Heroes And Villians: Essays On Music, Movies, Comics, and Culture is by David Hadju, who wrote about the Greenwich Village scene stuck to Dylan’s boot-heels a few decades back, and a study of how comics threatened the post-WW2 establishment (Positively 4th Street and Ten-Cent Plague) in both precise, wide-screen ways. This is a less ambitious collection, but inherently harkens back to a time when cultural literacy meant knowing and appreciating more than the latest album or hottest film. Hadju is an older critic, and is as hilarious when describing the inept “punk” of Fall Out Boy as he is astute when analyzing what My Space has done to pop (non-touring bands blowing up big). Touchstones and mentors like Will Eisner, Ray Charles, Harry Partch, and The White Stripes all get tight miniatures of the weight of their glory, by a guy who collects it all and values it properly. This is a wonderful mix and match for a music and comics fan especially, and definitely for those with wide tastes in pop and a hunger for history.

eatingthedinosaur

Eating The Dinosaur by Chuck Klosterman is my favorite book by the jolly, jabbing jester-author since his autobiographical breakthrough, Fargo Rock City. It’s somehow more relaxed and more ambitious than his previous works, railing and picking on passed along notions in pop culture. He still works the lovable cad angle pretty hard, and further takes loving pins to plumped-up rock snobbery, rattling the prim cages of those who believe in the imminent destruction of instruments on-stage as a sign of authenticity, and can’t get over the mighty (?) Rivers Cuomo. Purchase this for the crushing juxtaposition of Kurt Cobain with the ATF-fueled decimation of the cult in Waco, Texas, around the same time. Don’t care if you never want to read another article on Nirvana (though I more than sympathize), and don’t know if most even remember the Branch Davidian destruction -- but this is crucial risk-taking, salt-cut journalism. It might be the best overview of the pop apocalypse as is listed here, and burns brightly beyond even the other great works of self-deprecation sort of about Mad Men, Werner Herzog, and FAIL. (Also: If you’re really wondering whether you should keep caring about Klosterman, after so many similar pop culture compilations of self, I think this might be the one book of his you’ll keep when the eve of destruction comes to your home town. He’s worked his own peculiar riff up into something finally glorious.)

Also, in brief:

Heavy Rotation, Edited by Peter Terzian. A very literary view of people’s favorite albums, and pushes along the notion that sometimes other types of writers should do more writing about music than those who have fallen into the groove. ABBA bootlegs in India, whether or not Fugazi stays fresh as you grow up. High point: John Jeremiah Sullivan’s “American Primitive Vol. ll,” which could easy have been in Best Music Writing 2009 (though the author already is otherwise anyways).
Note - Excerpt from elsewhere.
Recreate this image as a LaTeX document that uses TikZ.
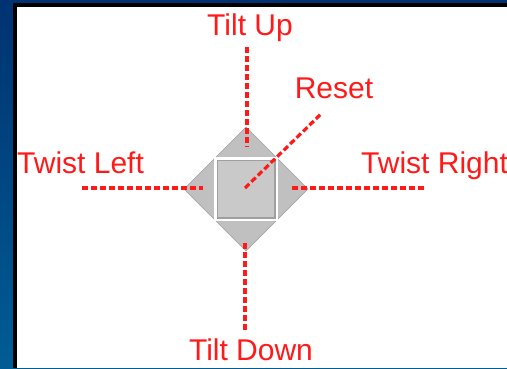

How The Beatles Destroyed Rock ‘N’ Roll by Elijah Wald: Basically the academic side of Seattle’s own EMP Pop Conference squeezed breathlessly into a single (Tom Waits-strongly endorsed) book, dense with facts about popular music from the days of the cake-eaters to the end of soul crossover, by a single very bright and challenging author. (Without being accompanied by the performance art, Meat Loaf ironic appreciation, and sex with auto-tune papers, as at the annual event in April where the author often appears.)